Easy On The Joints
The day I turned 30 I decided to change my lifestyle, making a lifelong commitment to health. A few years later and 50 lbs lighter I started to run as a challenge to myself in doing something I never thought I’d be able to do. It was an exhilarating year.
Fast forward and as I approached 40 I started to reflect if running was something I should continue to do long term. I enjoyed running and while I’d been lucky not to develop any serious running injuries, the high impact nature of running was a concern. Would I end up with name-your-joint chronic problems and regretting it in a couple of decades?
Around the same time, barefoot running was all over the running media and I started looking into it. If our bodies truly evolved running long distances as suggested by some literature, perhaps there was a better way to run that could make it a safer long term activity. I had to explore and experiment.

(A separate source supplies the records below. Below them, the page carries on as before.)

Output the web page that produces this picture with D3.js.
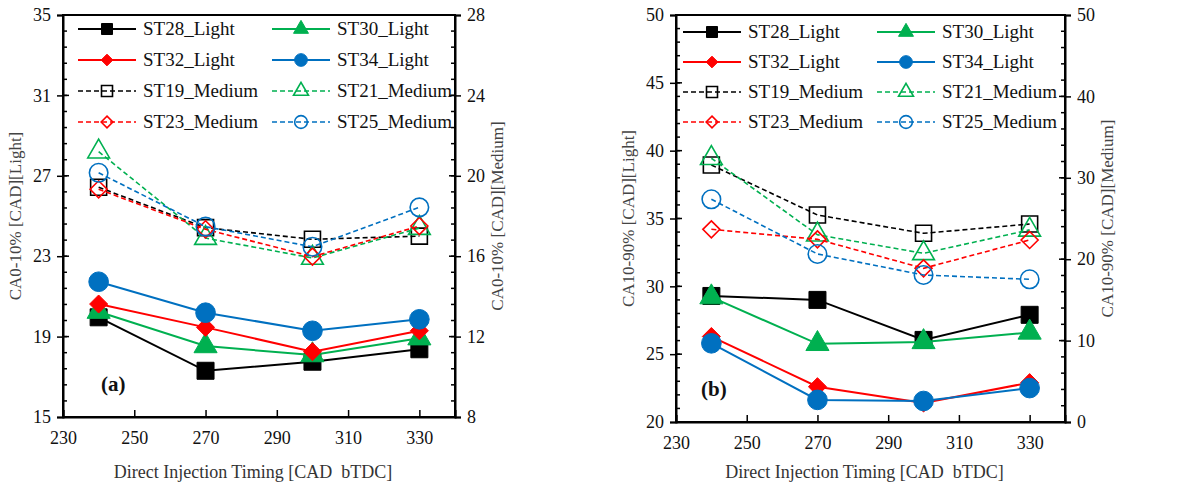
<!DOCTYPE html>
<html>
<head>
<meta charset="utf-8">
<script src="https://cdn.jsdelivr.net/npm/d3@7"></script>
<style>
  body { margin: 0; background: #fff; }
  svg text { font-family: "Liberation Serif", "Times New Roman", serif; }
</style>
</head>
<body>
<div id="vis"></div>
<script>
// x values (injection timing)
const timing = [240, 270, 300, 330];
const xTicks = [230, 250, 270, 290, 310, 330];

// panel (a) CA0-10
const a_ST28_Light = [19.96, 17.3, 17.75, 18.37];
const a_ST30_Light = [20.24, 18.53, 18.08, 18.92];
const a_ST32_Light = [20.62, 19.46, 18.25, 19.29];
const a_ST34_Light = [21.73, 20.19, 19.29, 19.86];
const a_ST19_Medium = [19.43, 17.42, 16.84, 17.0];
const a_ST21_Medium = [21.2, 16.9, 15.91, 17.4];
const a_ST23_Medium = [19.33, 17.34, 15.98, 17.5];
const a_ST25_Medium = [20.15, 17.47, 16.47, 18.43];

// panel (b) CA10-90
const b_ST28_Light = [29.29, 29.0, 26.05, 27.9];
const b_ST30_Light = [29.2, 25.76, 25.9, 26.6];
const b_ST32_Light = [26.3, 22.6, 21.4, 22.9];
const b_ST34_Light = [25.8, 21.63, 21.55, 22.5];
const b_ST19_Medium = [31.57, 25.43, 23.18, 24.32];
const b_ST21_Medium = [32.4, 23.0, 20.72, 23.6];
const b_ST23_Medium = [23.67, 22.44, 18.88, 22.36];
const b_ST25_Medium = [27.36, 20.64, 18.06, 17.53];

const aLeftTicks = [15, 19, 23, 27, 31, 35];
const aRightTicks = [8, 12, 16, 20, 24, 28];
const bLeftTicks = [20, 25, 30, 35, 40, 45, 50];
const bRightTicks = [0, 10, 20, 30, 40, 50];

const seriesNames = ['ST28_Light', 'ST30_Light', 'ST32_Light', 'ST34_Light',
  'ST19_Medium', 'ST21_Medium', 'ST23_Medium', 'ST25_Medium'];
const seriesColors = ['#000000', '#00b050', '#ff0000', '#0070c0',
  '#000000', '#00b050', '#ff0000', '#0070c0'];
const seriesShapes = ['square', 'triangle', 'diamond', 'circle',
  'square', 'triangle', 'diamond', 'circle'];

const svg = d3.select('#vis').append('svg')
  .attr('width', 1190).attr('height', 491);

const symbolType = {
  square: d3.symbolSquare,
  triangle: d3.symbolTriangle,
  diamond: d3.symbolDiamond2,
  circle: d3.symbolCircle
};
const sizeMul = { square: 1, triangle: 0.8, diamond: 0.72, circle: 1.05 };

function marker(g, shape, x, y, s, color, filled) {
  g.append('path')
    .attr('d', d3.symbol(symbolType[shape], s * s * sizeMul[shape])())
    .attr('transform', `translate(${x},${y})`)
    .attr('fill', filled ? color : 'none')
    .attr('stroke', color)
    .attr('stroke-width', filled ? 1 : 1.6);
}

function drawPanel(cfg) {
  const g = svg.append('g');
  const x = d3.scaleLinear().domain([230, 340]).range([cfg.left, cfg.right]);
  const yL = d3.scaleLinear().domain(cfg.leftDomain).range([cfg.bottom, cfg.top]);
  const yR = d3.scaleLinear().domain(cfg.rightDomain).range([cfg.bottom, cfg.top]);

  // frame
  g.append('rect')
    .attr('x', cfg.left).attr('y', cfg.top)
    .attr('width', cfg.right - cfg.left).attr('height', cfg.bottom - cfg.top)
    .attr('fill', 'none').attr('stroke', '#000').attr('stroke-width', 2);

  // minor ticks
  const lStep = (cfg.leftTicks[1] - cfg.leftTicks[0]) / 5;
  const rStep = (cfg.rightTicks[1] - cfg.rightTicks[0]) / 5;
  d3.range(cfg.leftDomain[0], cfg.leftDomain[1] + 1e-6, lStep).forEach(v => {
    g.append('line').attr('x1', cfg.left).attr('x2', cfg.left + 4)
      .attr('y1', yL(v)).attr('y2', yL(v)).attr('stroke', '#000').attr('stroke-width', 1.5);
  });
  d3.range(cfg.rightDomain[0], cfg.rightDomain[1] + 1e-6, rStep).forEach(v => {
    g.append('line').attr('x1', cfg.right).attr('x2', cfg.right - 4)
      .attr('y1', yR(v)).attr('y2', yR(v)).attr('stroke', '#000').attr('stroke-width', 1.5);
  });

  const xAxis = g.append('g').attr('transform', `translate(0,${cfg.bottom})`)
    .call(d3.axisBottom(x).tickValues(xTicks).tickSize(-7).tickPadding(14));
  const lAxis = g.append('g').attr('transform', `translate(${cfg.left},0)`)
    .call(d3.axisLeft(yL).tickValues(cfg.leftTicks).tickSize(6).tickPadding(6));
  const rAxis = g.append('g').attr('transform', `translate(${cfg.right},0)`)
    .call(d3.axisRight(yR).tickValues(cfg.rightTicks).tickSize(6).tickPadding(6));
  [xAxis, lAxis, rAxis].forEach(a => {
    a.select('.domain').attr('stroke-width', 2);
    a.selectAll('.tick line').attr('stroke-width', 1.5);
    a.selectAll('text').attr('font-size', 18).attr('fill', '#111')
      .attr('font-family', '"Liberation Serif", serif');
  });
  // inward part of major y ticks
  cfg.leftTicks.forEach(v => g.append('line').attr('x1', cfg.left).attr('x2', cfg.left + 6)
    .attr('y1', yL(v)).attr('y2', yL(v)).attr('stroke', '#000').attr('stroke-width', 1.5));
  cfg.rightTicks.forEach(v => g.append('line').attr('x1', cfg.right).attr('x2', cfg.right - 6)
    .attr('y1', yR(v)).attr('y2', yR(v)).attr('stroke', '#000').attr('stroke-width', 1.5));

  // axis titles
  g.append('text').attr('x', (cfg.left + cfg.right) / 2 - 6).attr('y', 478)
    .attr('text-anchor', 'middle').attr('font-size', 18).attr('fill', '#333')
    .text('Direct Injection Timing [CAD  bTDC]').style('white-space', 'pre');
  g.append('text')
    .attr('transform', `translate(${cfg.left - 42},${(cfg.top + cfg.bottom) / 2}) rotate(-90)`)
    .attr('text-anchor', 'middle').attr('font-size', 17).attr('fill', '#444')
    .text(cfg.leftTitle);
  g.append('text')
    .attr('transform', `translate(${cfg.right + 48},${(cfg.top + cfg.bottom) / 2}) rotate(-90)`)
    .attr('text-anchor', 'middle').attr('font-size', 17).attr('fill', '#444')
    .text(cfg.rightTitle);

  // series
  const line = d3.line();
  const order = [4, 5, 6, 7, 0, 1, 2, 3];
  order.forEach(i => {
    const vals = cfg.data[i];
    const medium = i >= 4;
    const ys = medium ? yR : yL;
    const pts = timing.map((t, j) => [x(t), ys(vals[j])]);
    g.append('path').attr('d', line(pts)).attr('fill', 'none')
      .attr('stroke', seriesColors[i]).attr('stroke-width', medium ? 1.6 : 2)
      .attr('stroke-dasharray', medium ? '5,3' : null);
    pts.forEach(p => marker(g, seriesShapes[i], p[0], p[1], medium ? 16 : 17, seriesColors[i], !medium));
  });

  // legend
  seriesNames.forEach((name, i) => {
    const col = i % 2, row = Math.floor(i / 2);
    const lx = cfg.legendX[col], ly = cfg.legendY + row * cfg.legendRow;
    const medium = i >= 4;
    g.append('line').attr('x1', lx).attr('x2', lx + 58).attr('y1', ly).attr('y2', ly)
      .attr('stroke', seriesColors[i]).attr('stroke-width', medium ? 1.6 : 2)
      .attr('stroke-dasharray', medium ? '5,3' : null);
    marker(g, seriesShapes[i], lx + 29, ly, 11, seriesColors[i], !medium);
    g.append('text').attr('x', lx + 65).attr('y', ly + 6).attr('font-size', 19)
      .attr('fill', '#111').text(name);
  });

  g.append('text').attr('x', cfg.tagX).attr('y', cfg.tagY).attr('font-size', 21)
    .attr('font-weight', 'bold').attr('fill', '#111').text(cfg.tag);
}

drawPanel({
  left: 63, right: 455, top: 15, bottom: 417,
  leftDomain: [15, 35], rightDomain: [8, 28],
  leftTicks: aLeftTicks, rightTicks: aRightTicks,
  leftTitle: 'CA0-10% [CAD][Light]', rightTitle: 'CA0-10% [CAD][Medium]',
  data: [a_ST28_Light, a_ST30_Light, a_ST32_Light, a_ST34_Light,
    a_ST19_Medium, a_ST21_Medium, a_ST23_Medium, a_ST25_Medium],
  legendX: [78, 272], legendY: 29, legendRow: 31,
  tag: '(a)', tagX: 101, tagY: 391
});

drawPanel({
  left: 676, right: 1065, top: 15, bottom: 422,
  leftDomain: [20, 50], rightDomain: [0, 50],
  leftTicks: bLeftTicks, rightTicks: bRightTicks,
  leftTitle: 'CA10-90% [CAD][Light]', rightTitle: 'CA10-90% [CAD][Medium]',
  data: [b_ST28_Light, b_ST30_Light, b_ST32_Light, b_ST34_Light,
    b_ST19_Medium, b_ST21_Medium, b_ST23_Medium, b_ST25_Medium],
  legendX: [683, 877], legendY: 32, legendRow: 30,
  tag: '(b)', tagX: 701, tagY: 396
});
</script>
</body>
</html>
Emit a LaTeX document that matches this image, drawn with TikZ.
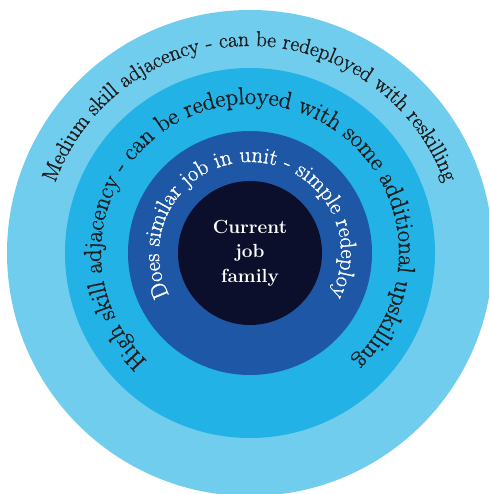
\documentclass[tikz,border=0pt]{standalone}
\usepackage{fontspec}
\usetikzlibrary{decorations.text}
\newfontfamily\ringfont{Latin Modern Roman}[FakeBold=1.2]
\definecolor{ringout}{HTML}{70CDEE}
\definecolor{ringmid}{HTML}{22B2E6}
\definecolor{ringin}{HTML}{1E57A6}
\definecolor{core}{HTML}{0B0F2C}
\definecolor{ink}{HTML}{1C1C1C}
\begin{document}
\begin{tikzpicture}[x=1pt,y=1pt,
		ringtext/.style={decorate,decoration={text along path,text align=center,text color=#1}}]
		\clip (-250,-241) rectangle (239,253);
		% the four rings, outside in
		\fill[ringout] (0,0) circle (243);
		\fill[ringmid] (0,0) circle (185);
		\fill[ringin] (0,0) circle (122);
		\fill[core] (0,0) circle (72);
		% labels running round the rings
		\path[ringtext=ink,decoration={text={|\ringfont\fontsize{21.6}{22}\selectfont|Medium skill adjacency - can be redeployed with reskilling}}]
			(180:207) arc[start angle=180,end angle=0,radius=207];
		\path[ringtext=ink,decoration={text={|\ringfont\fontsize{24.5}{25}\selectfont|High skill adjacency - can be redeployed with some additional upskilling}}]
			(265:149) arc[start angle=265,end angle=-85,radius=149];
		\path[ringtext=white,decoration={text={|\ringfont\fontsize{22.5}{23}\selectfont|Does similar job in unit - simple redeploy}}]
			(265:91) arc[start angle=265,end angle=-85,radius=91];
		\node[white,align=center,font=\fontsize{19}{24.5}\selectfont\bfseries] (family) at (0,0) {Current\\job\\family};
	\end{tikzpicture}
\end{document}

As I researched, I quickly learned there was something of value in the approach. I had to deliberately choose to change my running form and focus on it during the runs, but after each run I felt my muscles had worked hard, including some muscles I didn’t know I had, but there was no soreness on any of my joints. None of the usual pain and stiffness I used to experience on my ankles, knees and lower back. Seemed promising.
Next I entered the running shoe maze. Traditional running shoes tend to have a significant drop from heel to toe combined with a good amount of heel cushioning, making heel-striking possible. You don’t need to try heel-striking while barefoot to imagine the result. Ouch.
While this heel cushioning reduces the force of the heel-striking impact to a degree, the body position when it happens, often the result of a longer stride, makes joints vulnerable and the impact force that’s not absorbed is sent up through the body with much of it hitting the joints.
In contrast, zero heel-to-toe drop shoes, including the very cushioned ones, tend to invite shorter strides with mid-to-front foot striking, exactly the form I wanted to adopt long term. I had shoes that supported the approach.
The muscles seemed to work harder and there was an important period of adjustment. I had to retrain to make this my automatic running form and gradually increase the mileage so my muscles would adapt to the different workload. Too much too fast and underdeveloped calves and feet will send you to the couch.
The running form is certainly more important than the shoes, however my conclusion is that the right shoes make it easier to keep what I came to think of as a more natural running form, encouraging shorter strides and higher cadence along with mid-to-front foot striking. I particularly like the well cushioned zero drop shoes with some arch support.
It’s been a few years and, outside of a couple self-inflicted issues caused by ramping up mileage way too fast, that combination of form and shoes continues to be an approach to running I feel I can safely maintain long term, without the fear of breaking down my joints in the process.